Deepwater Drilling and Production Technology
Recent years have witnessed a dramatic advance in the technology employed to identify and develop deepwater reserves. Through innovation and exploitation of high tech advanced in related fields, the offshore industry has succeeded in overcoming major technological and economic challenges of deepwater. Deepwater operators as well as equipment and service providers have all made major contributions.

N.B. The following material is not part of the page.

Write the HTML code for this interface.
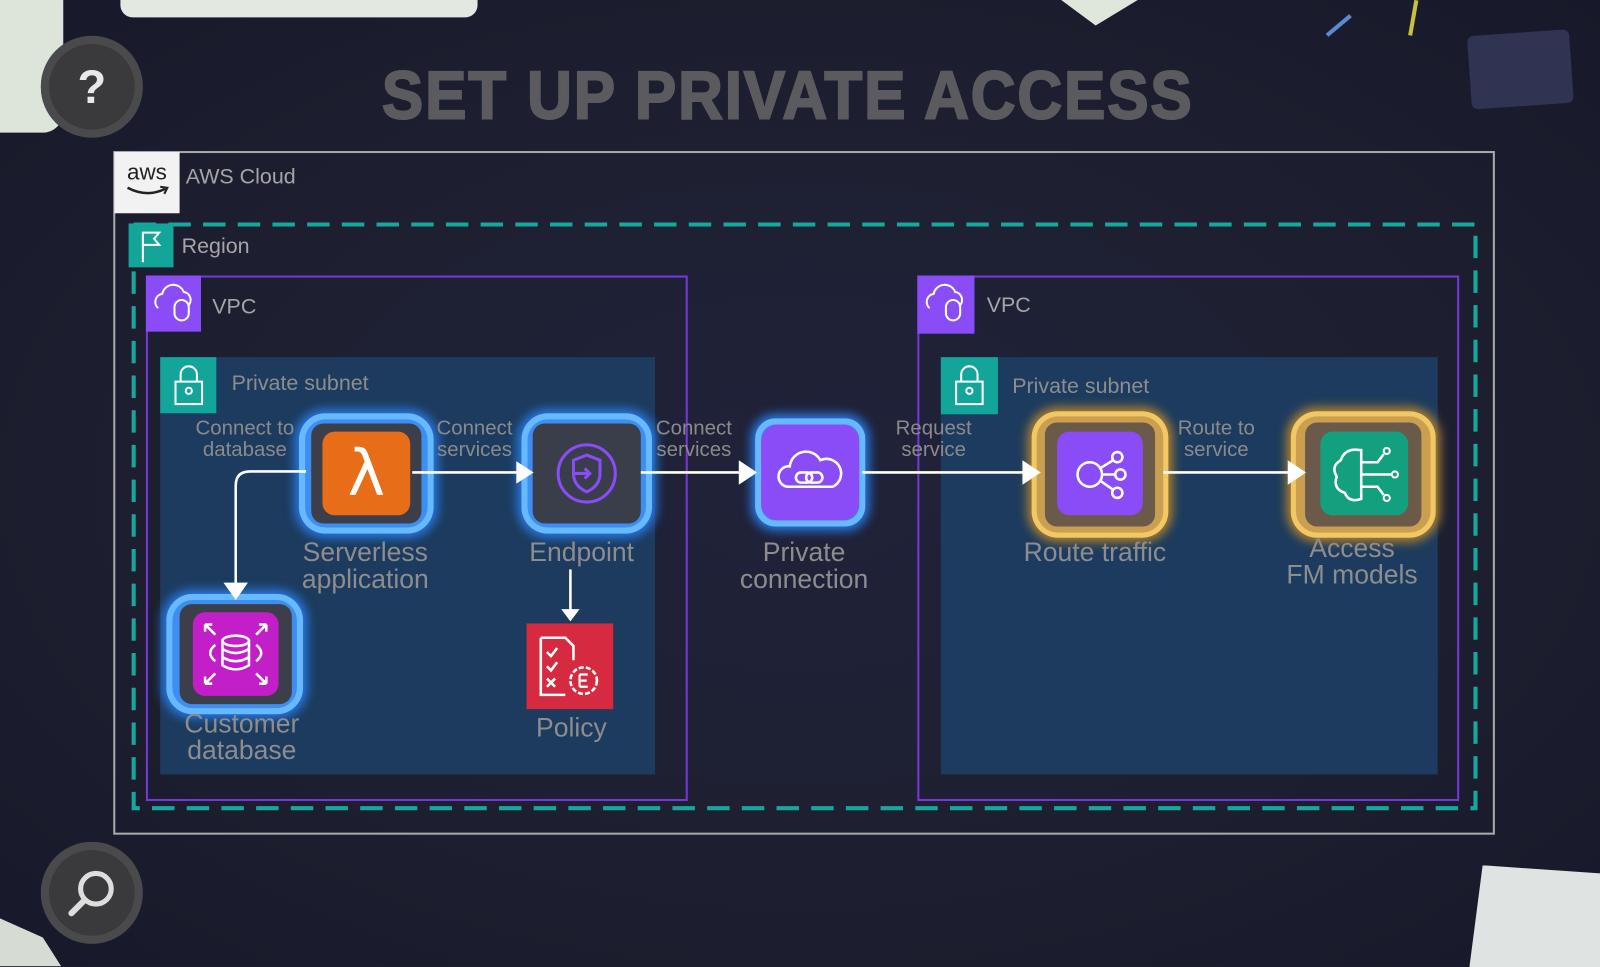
<!DOCTYPE html>
<html><head><meta charset="utf-8"><style>
html,body{margin:0;padding:0;width:1600px;height:966px;overflow:hidden;background:#1c1e2e;}
#s{position:absolute;left:0;top:0;width:1568px;height:947px;transform:scale(1.0204);transform-origin:0 0;font-family:"Liberation Sans",sans-serif;
background:radial-gradient(ellipse at 50% 50%,#20223a 0%,#1d1f30 60%,#17192a 100%);}
.a{position:absolute;}
.lbl{position:absolute;color:#8d8d8f;font-size:26px;text-align:center;line-height:26px;white-space:nowrap;}
.el{position:absolute;color:#8a8a8c;font-size:20px;text-align:center;line-height:21px;white-space:nowrap;}
.glowb{position:absolute;border-radius:26px;background:#3d8ef0;box-shadow:0 0 10px 4px #2a78e0,inset 0 0 0 6px #66b8ff;}
.glowy{position:absolute;border-radius:26px;background:#caa050;box-shadow:0 0 10px 4px #b08030,inset 0 0 0 5px #f2c864;}
.tile{position:absolute;border-radius:12px;}
</style></head><body><div id="s">
<div class="a" style="left:0;top:0;width:62px;height:130px;background:#dde4da;border-radius:0 0 20px 0;"></div>
<div class="a" style="left:118px;top:-5px;width:350px;height:22px;background:#e3e8e0;border-radius:0 0 12px 12px;"></div>
<div class="a" style="left:1040px;top:0;width:75px;height:25px;background:#dfe6dc;clip-path:polygon(0 0,100% 0,45% 100%);"></div>
<div class="a" style="left:1440px;top:32px;width:100px;height:72px;background:#2f3452;border-radius:6px;transform:rotate(-4deg);"></div>
<div class="a" style="left:1440px;top:848px;width:130px;height:100px;background:#dfe3e2;clip-path:polygon(10% 0,100% 8%,100% 100%,0 100%);"></div>
<div class="a" style="left:0;top:900px;width:60px;height:47px;background:#d6dcd4;clip-path:polygon(0 0,70% 40%,100% 100%,0 100%);"></div>
<div class="a" style="left:1310px;top:10px;width:4px;height:30px;background:#5a8ad0;transform:rotate(50deg);"></div>
<div class="a" style="left:1383px;top:0;width:4px;height:35px;background:#c8c040;transform:rotate(10deg);"></div>
<div class="a" style="left:40px;top:35px;width:100px;height:100px;border-radius:50%;background:#3a3a3d;box-shadow:inset 0 0 0 8px #4a4a4d;"></div>
<div class="a" style="left:40px;top:35px;width:100px;height:100px;line-height:100px;text-align:center;color:#e8e8e8;font-size:46px;font-weight:bold;">?</div>
<div class="a" style="left:40px;top:825px;width:100px;height:100px;border-radius:50%;background:#3a3a3d;box-shadow:inset 0 0 0 8px #4a4a4d;"></div>
<svg class="a" style="left:40px;top:825px" width="100" height="100"><circle cx="54" cy="46" r="15" fill="none" stroke="#ddd" stroke-width="5"/><line x1="43" y1="57" x2="30" y2="70" stroke="#ddd" stroke-width="6" stroke-linecap="round"/></svg>
<div class="a" style="left:172px;top:58px;width:1200px;text-align:center;color:#5b5b5f;font-size:66px;font-weight:bold;letter-spacing:2px;transform:scaleX(0.92);line-height:70px;-webkit-text-stroke:2px #5b5b5f;">SET UP PRIVATE ACCESS</div>
<div class="a" style="left:111px;top:148px;width:1350px;height:666px;border:2px solid #a9a9ab;"></div>
<div class="a" style="left:112px;top:149px;width:64px;height:60px;background:#f2f2f2;"></div>
<div class="a" style="left:112px;top:156px;width:64px;text-align:center;font-size:22px;color:#222;">aws</div>
<svg class="a" style="left:122px;top:180px" width="46" height="16"><path d="M3 4 Q22 14 40 5" stroke="#222" stroke-width="2.5" fill="none"/><path d="M35 3 L42 4 L39 10" stroke="#222" stroke-width="2" fill="none"/></svg>
<div class="a" style="left:182px;top:162px;font-size:21px;color:#a5a5a8;">AWS Cloud</div>
<svg class="a" style="left:0;top:0" width="1568" height="947">
<rect x="131" y="220" width="1315" height="572" fill="none" stroke="#17a79d" stroke-width="4" stroke-dasharray="22 12"/>
</svg>
<div class="a" style="left:126px;top:219px;width:44px;height:43px;background:#13a49a;"></div>
<svg class="a" style="left:126px;top:219px" width="44" height="43"><path d="M14 8 V38 M14 9 H30 L25 15 L30 21 H14" stroke="#fff" stroke-width="2" fill="none"/></svg>
<div class="a" style="left:178px;top:230px;font-size:21px;color:#a5a5a8;">Region</div>
<div class="a" style="left:143px;top:270px;width:527px;height:511px;border:2px solid #7438d8;"></div>
<div class="a" style="left:899px;top:270px;width:527px;height:511px;border:2px solid #7438d8;"></div>
<div class="a" style="left:143px;top:270px;width:54px;height:55px;background:#8a4cf6;"></div>
<div class="a" style="left:899px;top:270px;width:56px;height:57px;background:#8a4cf6;"></div>
<svg class="a" style="left:143px;top:270px" width="56" height="56"><path d="M12 32 a8 8 0 0 1 4-14 a11 11 0 0 1 21-2 a8 8 0 0 1 4 14" stroke="#fff" stroke-width="2" fill="none"/><rect x="28" y="24" width="14" height="20" rx="7" stroke="#fff" stroke-width="2" fill="none"/></svg>
<svg class="a" style="left:899px;top:270px" width="56" height="56"><path d="M12 32 a8 8 0 0 1 4-14 a11 11 0 0 1 21-2 a8 8 0 0 1 4 14" stroke="#fff" stroke-width="2" fill="none"/><rect x="28" y="24" width="14" height="20" rx="7" stroke="#fff" stroke-width="2" fill="none"/></svg>
<div class="a" style="left:208px;top:289px;font-size:21px;color:#a5a5a8;">VPC</div>
<div class="a" style="left:967px;top:288px;font-size:21px;color:#a5a5a8;">VPC</div>
<div class="a" style="left:157px;top:350px;width:485px;height:409px;background:#1c3b5e;"></div>
<div class="a" style="left:922px;top:350px;width:487px;height:409px;background:#1c3b5e;"></div>
<div class="a" style="left:157px;top:350px;width:55px;height:55px;background:#13a49a;"></div>
<div class="a" style="left:922px;top:350px;width:56px;height:56px;background:#13a49a;"></div>
<svg class="a" style="left:157px;top:350px" width="56" height="56"><rect x="15" y="24" width="26" height="22" stroke="#fff" stroke-width="2" fill="none"/><path d="M20 24 V17 a8 8 0 0 1 16 0 V24" stroke="#fff" stroke-width="2" fill="none"/><circle cx="28" cy="33" r="3" stroke="#fff" fill="none" stroke-width="2"/></svg>
<svg class="a" style="left:922px;top:350px" width="56" height="56"><rect x="15" y="24" width="26" height="22" stroke="#fff" stroke-width="2" fill="none"/><path d="M20 24 V17 a8 8 0 0 1 16 0 V24" stroke="#fff" stroke-width="2" fill="none"/><circle cx="28" cy="33" r="3" stroke="#fff" fill="none" stroke-width="2"/></svg>
<div class="a" style="left:227px;top:364px;font-size:21px;color:#8d8d90;">Private subnet</div>
<div class="a" style="left:992px;top:367px;font-size:21px;color:#8d8d90;">Private subnet</div>
<div class="glowb" style="left:293px;top:405px;width:132px;height:118px;"></div>
<div class="tile" style="left:305px;top:415px;width:108px;height:98px;background:#3c3f4a;"></div>
<div class="tile" style="left:316px;top:423px;width:86px;height:82px;background:#e76d19;"></div>
<div class="a" style="left:316px;top:423px;width:86px;line-height:82px;text-align:center;color:#fff;font-size:62px;font-family:'DejaVu Sans',sans-serif;">λ</div>
<div class="glowb" style="left:511px;top:405px;width:128px;height:118px;"></div>
<div class="tile" style="left:522px;top:415px;width:106px;height:98px;background:#3a3d4a;"></div>
<svg class="a" style="left:530px;top:420px" width="90" height="88"><circle cx="45" cy="44" r="28" stroke="#8a4cf6" stroke-width="3" fill="none"/><path d="M45 26 L58 31 V44 Q58 56 45 62 Q32 56 32 44 V31Z" stroke="#8a4cf6" stroke-width="3" fill="none"/><path d="M32 44 H48 M43 39 L48 44 L43 49" stroke="#8a4cf6" stroke-width="3" fill="none"/></svg>
<div class="glowb" style="left:740px;top:410px;width:108px;height:106px;border-radius:20px;"></div>
<div class="tile" style="left:746px;top:416px;width:96px;height:94px;background:#8a4cf6;border-radius:16px;"></div>
<svg class="a" style="left:752px;top:425px" width="84" height="76"><path d="M20 52 a10 10 0 0 1 2-20 a16 16 0 0 1 30-6 a12 12 0 0 1 12 26Z" stroke="#fff" stroke-width="2.5" fill="none"/><rect x="28" y="38" width="16" height="10" rx="5" stroke="#fff" stroke-width="2.5" fill="none"/><rect x="38" y="38" width="16" height="10" rx="5" stroke="#fff" stroke-width="2.5" fill="none"/></svg>
<div class="glowy" style="left:1011px;top:403px;width:134px;height:124px;"></div>
<div class="tile" style="left:1024px;top:414px;width:108px;height:102px;background:#6b5a4a;"></div>
<div class="tile" style="left:1036px;top:423px;width:84px;height:82px;background:#8a4cf6;"></div>
<svg class="a" style="left:1036px;top:423px" width="84" height="82"><circle cx="32" cy="42" r="12" stroke="#fff" stroke-width="2.5" fill="none"/><circle cx="59" cy="25" r="5" stroke="#fff" stroke-width="2.5" fill="none"/><circle cx="62" cy="42" r="5" stroke="#fff" stroke-width="2.5" fill="none"/><circle cx="59" cy="60" r="5" stroke="#fff" stroke-width="2.5" fill="none"/><path d="M44 42 H57 M42 36 L55 28 M42 48 L55 57" stroke="#fff" stroke-width="2.5"/></svg>
<div class="glowy" style="left:1265px;top:403px;width:142px;height:124px;"></div>
<div class="tile" style="left:1279px;top:414px;width:114px;height:102px;background:#6b5a4a;"></div>
<div class="tile" style="left:1294px;top:423px;width:86px;height:82px;background:#13a07e;"></div>
<svg class="a" style="left:1294px;top:423px" width="86" height="82"><path d="M38 18 Q24 16 20 28 Q10 34 16 44 Q12 56 24 60 Q28 70 40 66 V18Z" stroke="#fff" stroke-width="2.5" fill="none"/><path d="M40 30 H56 L62 22 M40 42 H70 M40 54 H56 L62 62" stroke="#fff" stroke-width="2.5" fill="none"/><circle cx="65" cy="19" r="3" stroke="#fff" stroke-width="2" fill="none"/><circle cx="73" cy="42" r="3" stroke="#fff" stroke-width="2" fill="none"/><circle cx="65" cy="65" r="3" stroke="#fff" stroke-width="2" fill="none"/></svg>
<div class="glowb" style="left:163px;top:582px;width:134px;height:118px;"></div>
<div class="tile" style="left:176px;top:592px;width:110px;height:98px;background:#3c3f4a;"></div>
<div class="tile" style="left:189px;top:600px;width:84px;height:82px;background:#c21fc9;"></div>
<svg class="a" style="left:189px;top:600px" width="84" height="82"><ellipse cx="42" cy="28" rx="13" ry="5" stroke="#fff" stroke-width="2.5" fill="none"/><path d="M29 28 V52 Q42 60 55 52 V28 M29 36 Q42 44 55 36 M29 44 Q42 52 55 44" stroke="#fff" stroke-width="2.5" fill="none"/><path d="M22 32 Q12 40 22 48 M62 32 Q72 40 62 48 M12 12 L22 22 M12 12 H19 M12 12 V19 M72 12 L62 22 M72 12 H65 M72 12 V19 M12 70 L22 60 M12 70 H19 M12 70 V63 M72 70 L62 60 M72 70 H65 M72 70 V63" stroke="#fff" stroke-width="2.5" fill="none"/></svg>
<div class="a" style="left:516px;top:611px;width:85px;height:84px;background:#d62a40;"></div>
<svg class="a" style="left:516px;top:611px" width="85" height="84"><path d="M14 14 H38 L46 22 V36 M14 14 V70 H38" stroke="#fff" stroke-width="2.5" fill="none"/><path d="M20 28 L24 32 L30 24 M20 42 L24 46 L30 38 M20 54 L28 62 M28 54 L20 62" stroke="#fff" stroke-width="2.5" fill="none"/><circle cx="56" cy="56" r="13" stroke="#fff" stroke-width="2.5" fill="none" stroke-dasharray="5 2"/><path d="M52 50 V62 M52 50 H60 M52 56 H59 M52 62 H60" stroke="#fff" stroke-width="2.2"/></svg>
<svg class="a" style="left:0;top:0" width="1568" height="947">
<g stroke="#fff" stroke-width="2.5" fill="none">
<line x1="404" y1="463" x2="508" y2="463"/>
<line x1="628" y1="463" x2="726" y2="463"/>
<line x1="845" y1="463" x2="1005" y2="463"/>
<line x1="1140" y1="463" x2="1265" y2="463"/>
<path d="M300 462 H245 Q231 462 231 476 V575"/>
<line x1="559" y1="558" x2="559" y2="598"/>
</g>
<g fill="#fff">
<path d="M506 452 L523 463 L506 474Z"/>
<path d="M724 451 L742 463 L724 475Z"/>
<path d="M1002 451 L1020 463 L1002 475Z"/>
<path d="M1262 451 L1280 463 L1262 475Z"/>
<path d="M219 571 L231 588 L243 571Z"/>
<path d="M550 597 L559 609 L568 597Z"/>
</g>
</svg>
<div class="lbl" style="left:258px;top:528px;width:200px;">Serverless<br>application</div>
<div class="lbl" style="left:470px;top:528px;width:200px;">Endpoint</div>
<div class="lbl" style="left:688px;top:528px;width:200px;">Private<br>connection</div>
<div class="lbl" style="left:973px;top:528px;width:200px;">Route traffic</div>
<div class="lbl" style="left:1225px;top:524px;width:200px;">Access<br>FM models</div>
<div class="lbl" style="left:137px;top:696px;width:200px;">Customer<br>database</div>
<div class="lbl" style="left:460px;top:700px;width:200px;">Policy</div>
<div class="el" style="left:170px;top:410px;width:140px;">Connect to<br>database</div>
<div class="el" style="left:395px;top:410px;width:140px;">Connect<br>services</div>
<div class="el" style="left:610px;top:410px;width:140px;">Connect<br>services</div>
<div class="el" style="left:845px;top:410px;width:140px;">Request<br>service</div>
<div class="el" style="left:1122px;top:410px;width:140px;">Route to<br>service</div>
</div></body></html>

- Marine seismic exploration
- Drilling, well control, drill riser, and MODUs
- Station keeping—mooring and dynamic positioning
- Currents, VIV, vessel hydrodynamics
- Subsea completions, processing, control, and well maintenance
This will give you a better understanding of the challenges faced in deepwater oil and gas operations, and what technology has been developed to overcome them. Rapid comprehension of new concepts is through visual illustration using animations, photos, and videos of actual operations.
Who Should Attend
The target is engineering personnel needing familiarity with recent industry advances, as well as non-technical, support staff. Students are expected to have some knowledge of conventional floating drilling and production, although there is brief, refresher material in each topic area as it is addressed. The engineering methodology underlying the technology advances are described and illustrated, but not in depth.
1.6 CEUs (Continuing Education Units) will be awarded for this 2-day course.
Terry N. Gardner is a mechanical engineer who spent over 35 years with Exxon and BP in management and in the development and implementation of numerous innovations including advances into deepwater. He has led research on deepwater riser VIV and development of a high-current Riser Centralizer System. He also worked on the development of new product concepts such as the Tension Leg Production (TLP) platform that was installed in the Norwegian North Sea. While at Exxon, he headed the well control team that trained drilling personnel and helped them deal with well control problems.
Gardner has taught undergraduate engineering at Cornell and Rice Universities and leads tours about oil and gas technology at the Houston Museum of Natural Science. He received his PhD from the University of California, Los Angeles and his MS and BME from Cornell University in engineering mechanics.